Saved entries
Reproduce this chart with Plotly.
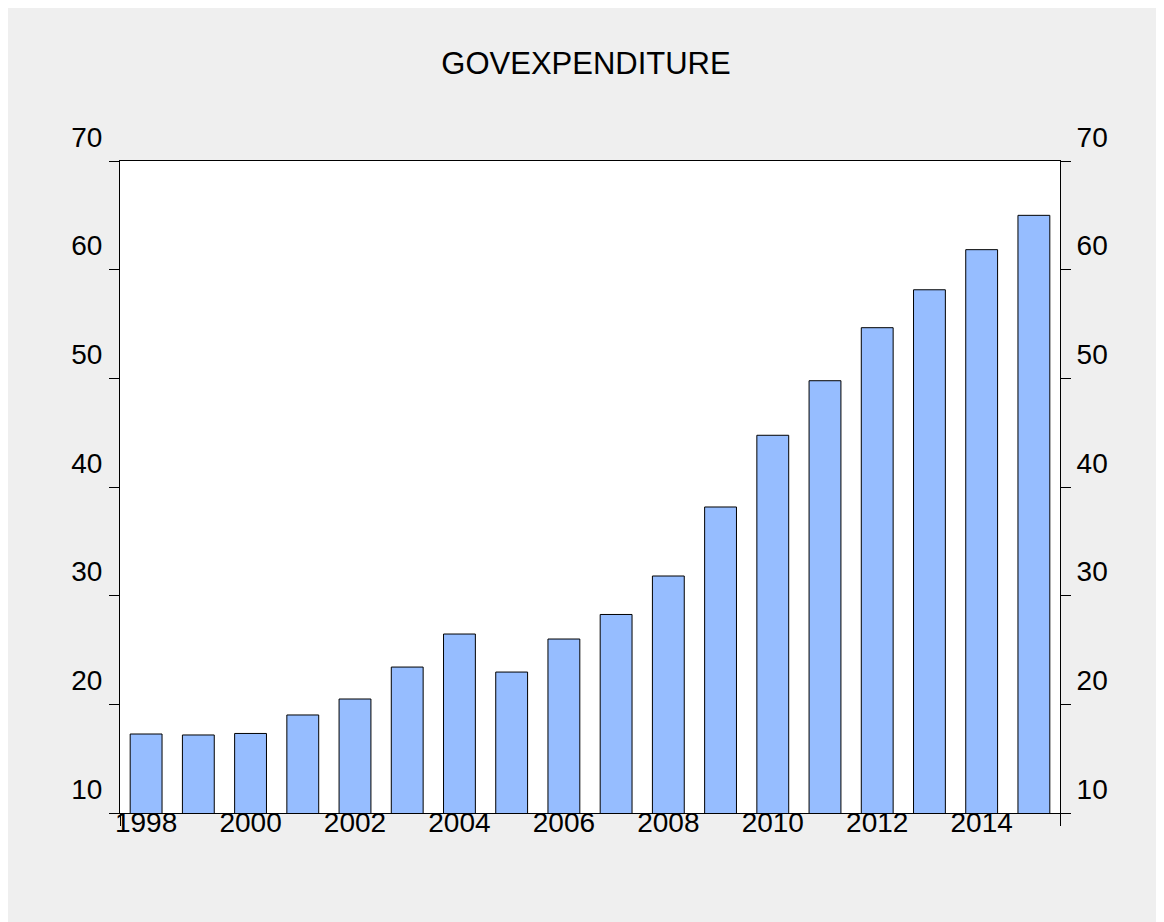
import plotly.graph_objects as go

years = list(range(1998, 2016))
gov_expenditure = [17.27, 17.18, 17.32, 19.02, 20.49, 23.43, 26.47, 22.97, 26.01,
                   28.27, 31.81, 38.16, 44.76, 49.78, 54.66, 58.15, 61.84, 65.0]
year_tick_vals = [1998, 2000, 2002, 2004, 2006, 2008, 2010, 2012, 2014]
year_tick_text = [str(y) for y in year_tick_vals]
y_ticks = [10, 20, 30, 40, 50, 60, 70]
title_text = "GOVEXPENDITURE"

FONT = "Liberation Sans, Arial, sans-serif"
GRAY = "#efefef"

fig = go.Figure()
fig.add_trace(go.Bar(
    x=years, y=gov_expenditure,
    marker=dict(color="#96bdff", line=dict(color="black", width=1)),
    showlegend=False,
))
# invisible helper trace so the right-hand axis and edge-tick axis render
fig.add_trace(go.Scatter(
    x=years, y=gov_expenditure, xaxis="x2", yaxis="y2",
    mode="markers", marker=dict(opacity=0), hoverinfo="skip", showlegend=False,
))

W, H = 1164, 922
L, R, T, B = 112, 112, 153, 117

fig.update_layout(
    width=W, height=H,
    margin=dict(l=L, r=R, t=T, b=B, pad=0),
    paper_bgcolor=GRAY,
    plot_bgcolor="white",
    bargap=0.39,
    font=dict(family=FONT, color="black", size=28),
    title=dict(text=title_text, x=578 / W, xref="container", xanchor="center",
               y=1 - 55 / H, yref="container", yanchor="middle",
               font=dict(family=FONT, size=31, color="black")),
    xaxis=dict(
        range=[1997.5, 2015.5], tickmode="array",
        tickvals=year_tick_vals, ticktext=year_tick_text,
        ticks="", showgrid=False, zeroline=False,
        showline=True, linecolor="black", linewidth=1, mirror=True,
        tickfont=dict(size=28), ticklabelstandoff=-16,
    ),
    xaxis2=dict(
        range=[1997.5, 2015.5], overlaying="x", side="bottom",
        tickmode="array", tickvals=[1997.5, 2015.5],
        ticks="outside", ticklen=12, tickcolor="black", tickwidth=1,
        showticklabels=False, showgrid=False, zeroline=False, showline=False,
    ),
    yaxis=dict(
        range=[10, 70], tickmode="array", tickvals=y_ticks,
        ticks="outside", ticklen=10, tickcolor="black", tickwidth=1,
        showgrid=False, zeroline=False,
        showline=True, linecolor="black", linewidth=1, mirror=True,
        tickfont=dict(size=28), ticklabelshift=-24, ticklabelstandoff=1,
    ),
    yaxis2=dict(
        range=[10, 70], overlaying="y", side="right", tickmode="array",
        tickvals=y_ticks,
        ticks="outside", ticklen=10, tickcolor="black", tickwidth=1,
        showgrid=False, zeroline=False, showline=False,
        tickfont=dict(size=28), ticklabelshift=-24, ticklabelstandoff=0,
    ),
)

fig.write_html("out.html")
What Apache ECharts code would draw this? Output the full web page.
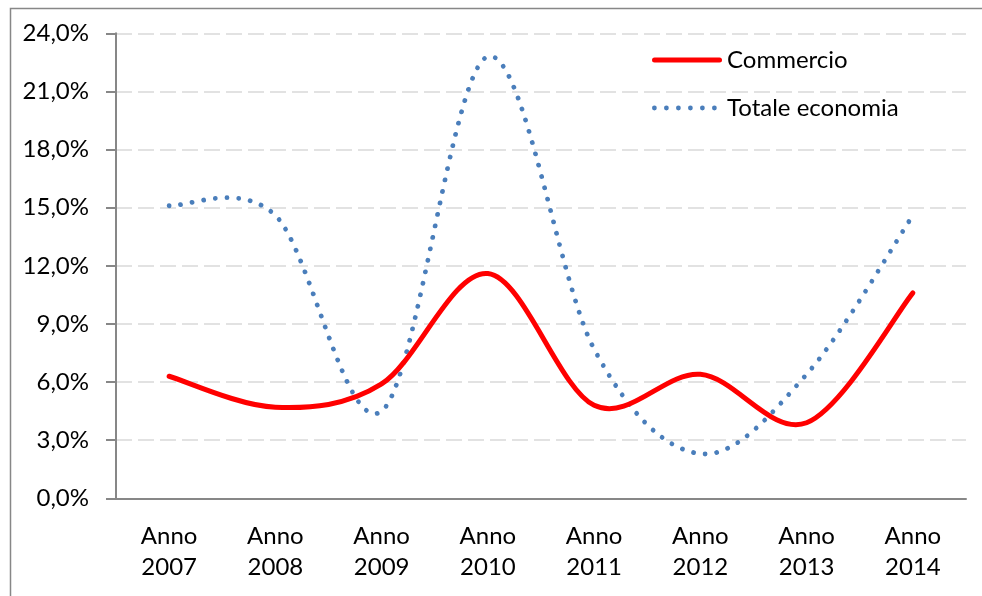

• **Task to complete**
The listing above must be printed again exactly, minus its pictures.

• **Finished answer**
Reproduce this chart with Plotly.
import plotly.graph_objects as go

years = list(range(1998, 2016))
gov_expenditure = [17.27, 17.18, 17.32, 19.02, 20.49, 23.43, 26.47, 22.97, 26.01,
                   28.27, 31.81, 38.16, 44.76, 49.78, 54.66, 58.15, 61.84, 65.0]
year_tick_vals = [1998, 2000, 2002, 2004, 2006, 2008, 2010, 2012, 2014]
year_tick_text = [str(y) for y in year_tick_vals]
y_ticks = [10, 20, 30, 40, 50, 60, 70]
title_text = "GOVEXPENDITURE"

FONT = "Liberation Sans, Arial, sans-serif"
GRAY = "#efefef"

fig = go.Figure()
fig.add_trace(go.Bar(
    x=years, y=gov_expenditure,
    marker=dict(color="#96bdff", line=dict(color="black", width=1)),
    showlegend=False,
))
# invisible helper trace so the right-hand axis and edge-tick axis render
fig.add_trace(go.Scatter(
    x=years, y=gov_expenditure, xaxis="x2", yaxis="y2",
    mode="markers", marker=dict(opacity=0), hoverinfo="skip", showlegend=False,
))

W, H = 1164, 922
L, R, T, B = 112, 112, 153, 117

fig.update_layout(
    width=W, height=H,
    margin=dict(l=L, r=R, t=T, b=B, pad=0),
    paper_bgcolor=GRAY,
    plot_bgcolor="white",
    bargap=0.39,
    font=dict(family=FONT, color="black", size=28),
    title=dict(text=title_text, x=578 / W, xref="container", xanchor="center",
               y=1 - 55 / H, yref="container", yanchor="middle",
               font=dict(family=FONT, size=31, color="black")),
    xaxis=dict(
        range=[1997.5, 2015.5], tickmode="array",
        tickvals=year_tick_vals, ticktext=year_tick_text,
        ticks="", showgrid=False, zeroline=False,
        showline=True, linecolor="black", linewidth=1, mirror=True,
        tickfont=dict(size=28), ticklabelstandoff=-16,
    ),
    xaxis2=dict(
        range=[1997.5, 2015.5], overlaying="x", side="bottom",
        tickmode="array", tickvals=[1997.5, 2015.5],
        ticks="outside", ticklen=12, tickcolor="black", tickwidth=1,
        showticklabels=False, showgrid=False, zeroline=False, showline=False,
    ),
    yaxis=dict(
        range=[10, 70], tickmode="array", tickvals=y_ticks,
        ticks="outside", ticklen=10, tickcolor="black", tickwidth=1,
        showgrid=False, zeroline=False,
        showline=True, linecolor="black", linewidth=1, mirror=True,
        tickfont=dict(size=28), ticklabelshift=-24, ticklabelstandoff=1,
    ),
    yaxis2=dict(
        range=[10, 70], overlaying="y", side="right", tickmode="array",
        tickvals=y_ticks,
        ticks="outside", ticklen=10, tickcolor="black", tickwidth=1,
        showgrid=False, zeroline=False, showline=False,
        tickfont=dict(size=28), ticklabelshift=-24, ticklabelstandoff=0,
    ),
)

fig.write_html("out.html")
What Apache ECharts code would draw this? Output the full web page.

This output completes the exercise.